Keeping a cool head when the playoffs begin is the last box for Kadri to check. I’m not about to bet against him.

Andre Burakovsky – 58 GP, 20G, 25A, 45 Pts

Burakovsky’s arrival in Colorado came with a lot of question marks. He wasn’t proven like Kadri and he wasn’t the unknown Nichushkin was. He was firmly in the middle, as a player who disappointed in Washington but also found himself buried on their depth chart.

Burakovsky left the Caps following identical 25-point seasons (12g, 13a) and was just too expensive at $3.25M for the cap-strapped Caps.

His profile of size/speed/skill was tantalizing to the Avalanche, who wanted to put him in a bigger role in Colorado to see if their style and more minutes would allow him to flourish.

Safe to say following this season, the Avs’ bet paid off nicely. There was plenty of playmaking as he registered a 25-assist season, which set a new career-high, but it was the 20 goals he scored that really stood out.

His shot lived up to the hype and arguably the “dirtiest” goal he scored all year was the rebound against Florida shown before. More often, however, was the beautiful top-corner snipe that he seemed capable of accomplishing…over and over.

The play against Boston came early in the year and ended up being a preview of a brilliant year from Burakovsky that saw him put all of that potential together. He finished on an 82-game pace of 28 goals and 63 points.
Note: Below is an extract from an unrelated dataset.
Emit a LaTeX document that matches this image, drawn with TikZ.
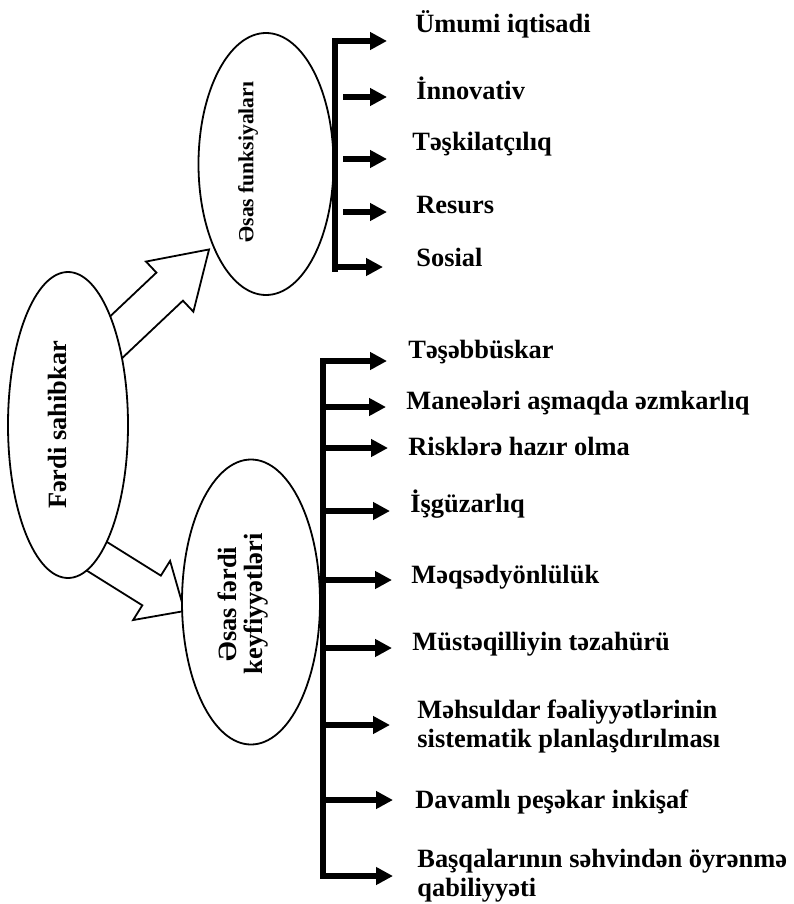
\documentclass[tikz,border=0pt]{standalone}
\usepackage{fontspec}
\setmainfont{Liberation Serif}
\usepackage{tikz}
\usetikzlibrary{shapes,arrows.meta,positioning,calc}

\tikzset{
  oval/.style={draw, fill=white, ellipse, line width=0.9pt, inner sep=0pt},
  ovaltext/.style={rotate=90, inner sep=0pt, align=center, font=\bfseries\fontsize{13.2}{13}\selectfont},
  lbl/.style={anchor=base west, inner sep=0pt, align=left, font=\bfseries\fontsize{13.2}{14.5}\selectfont},
  bar/.style={line width=3.2pt},
  pil/.style={line width=2.6pt, -{Triangle[length=8.5pt,width=8.5pt]}},
  hollow/.style={draw, line width=0.9pt, single arrow, inner xsep=0pt, single arrow head indent=0pt, sloped, pos=0, anchor=tail},
}

\begin{document}
\begin{tikzpicture}[x=0.5pt, y=-0.5pt]
    \useasboundingbox (0,0) rectangle (793,904);
    % Ovals (positions only, drawn after the arrows)
    \coordinate (fsc) at (68,425);
    \coordinate (funkc) at (266,164);
    \coordinate (kedc) at (251,602);
    \path (fsc) node[ellipse, inner sep=0pt, minimum width=60pt, minimum height=153pt] (fsb) {};
    \path (funkc) node[ellipse, inner sep=0pt, minimum width=67.5pt, minimum height=131pt] (funkb) {};
    \path (kedc) node[ellipse, inner sep=0pt, minimum width=69pt, minimum height=142.5pt] (kedb) {};

    % Hollow arrows
    \path ($(fsb.61.5)!-6pt!(funkb.237.5)$) -- node[hollow, minimum height=68.7pt, inner ysep=9.2pt, single arrow head extend=7.6pt, single arrow tip angle=65] (uparr) {} (funkb.237.5);
    \path ($(fsb.283.4)!-3pt!(kedb.186.7)$) -- node[hollow, minimum height=53.2pt, inner ysep=8.3pt, single arrow head extend=8.7pt, single arrow tip angle=84] (downarr) {} (kedb.186.7);

    \node[oval, minimum width=60pt, minimum height=153pt] (fs) at (fsc) {};
    \node[ovaltext] (fstext) at ([xshift=-5.5pt]fs.center) {Fərdi sahibkar};
    \node[oval, minimum width=67.5pt, minimum height=131pt] (funk) at (funkc) {};
    \node[ovaltext, font=\bfseries\fontsize{10.8}{12}\selectfont] (funktext) at ([xshift=-9pt,yshift=1pt]funk.center) {Əsas funksiyaları};
    \node[oval, minimum width=69pt, minimum height=142.5pt] (ked) at (kedc) {};
    \node[ovaltext] (kedtext) at ([xshift=-4pt,yshift=-1pt]ked.center) {Əsas fərdi\\keyfiyyətləri};

    % Functions
    \coordinate (fbar1) at (335,38);
    \coordinate (fbar2) at (335,272);
    \draw[bar] (fbar1) -- (fbar2);
    \foreach \i/\x/\y in {1/387/41, 2/387/97, 3/387/159, 4/387/212, 5/383/267}
        \coordinate (f\i) at (\x,\y);
    \foreach \i in {1,5}
        \draw[pil] (f\i -| fbar1) -- (f\i);
    \foreach \i in {2,3,4}
        \draw[pil, shorten <=4pt] (f\i -| fbar1) -- (f\i);
    \node[lbl] (fl1) at (415,33) {Ümumi iqtisadi};
    \node[lbl] (fl2) at (416,99) {İnnovativ};
    \node[lbl] (fl3) at (412,150) {Təşkilatçılıq};
    \node[lbl] (fl4) at (416,213) {Resurs};
    \node[lbl] (fl5) at (416,266) {Sosial};

    % Qualities
    \coordinate (kbar1) at (323,358);
    \coordinate (kbar2) at (323,879);
    \draw[bar] (kbar1) -- (kbar2);
    \foreach \i/\x/\y in {1/387/361, 2/386/407, 3/388/448, 4/390/511, 5/392/580, 6/392/648, 7/390/725, 8/393/800, 9/393/876}
        \coordinate (k\i) at (\x,\y);
    \foreach \i in {1,...,9}
        \draw[pil] (k\i -| kbar1) -- (k\i);
    \node[lbl] (kl1) at (408,358) {Təşəbbüskar};
    \node[lbl] (kl2) at (406,409) {Maneələri aşmaqda əzmkarlıq};
    \node[lbl] (kl3) at (408,455) {Risklərə hazır olma};
    \node[lbl] (kl4) at (410,512) {İşgüzarlıq};
    \node[lbl] (kl5) at (411,583) {Məqsədyönlülük};
    \node[lbl] (kl6) at (412,650) {Müstəqilliyin təzahürü};
    \node[lbl, anchor=west] (kl7) at (417,727) {Məhsuldar fəaliyyətlərinin\\sistematik planlaşdırılması};
    \node[lbl] (kl8) at (415,808) {Davamlı peşəkar inkişaf};
    \node[lbl, anchor=west] (kl9) at (417,876) {Başqalarının səhvindən öyrənmə\\qabiliyyəti};
\end{tikzpicture}
\end{document}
Valeri Nichushkin – 65 GP, 13 G, 14 A, 27 Pts

Ahhh, yes. The signing nobody will ever let me forget.

Nichushkin was brought in on an August flier after a rocky tenure in Dallas saw him bought out. The defensive metrics suggested a player worth giving a look. The zero goals and ten assists in 57 games played betrayed those defensive gains because you have to score in this league to stick in the lineup.

It took a while but score Nichushkin did. Once he broke through in November, he didn’t look back in recording 13 goals and becoming the feel-good story of the Avalanche forward corps.

Nichushkin’s defensive brilliance and increased scoring touch saw him elevated to the second line during the Return to Play training camp the Avs just completed. With him next to Kadri, the duo forms a nasty combination of size, skill, and physical edge but enough scoring punch that they could be part of a lockdown combination the Avs turn to late in games when protecting leads.

Few things this season were more fun or more enjoyable than Nichushkin’s Gordie Howe Hat Trick in Vegas, where he infamously scored the goal off his face. Let’s re-live the fun:

How can you not love that?

Nichushkin’s season made him one of the steals of the summer and put a bow on a perfect offseason for the Avalanche. Now he’s hoping to help their second line elevate to a shutdown capability in their quest for the Stanley Cup.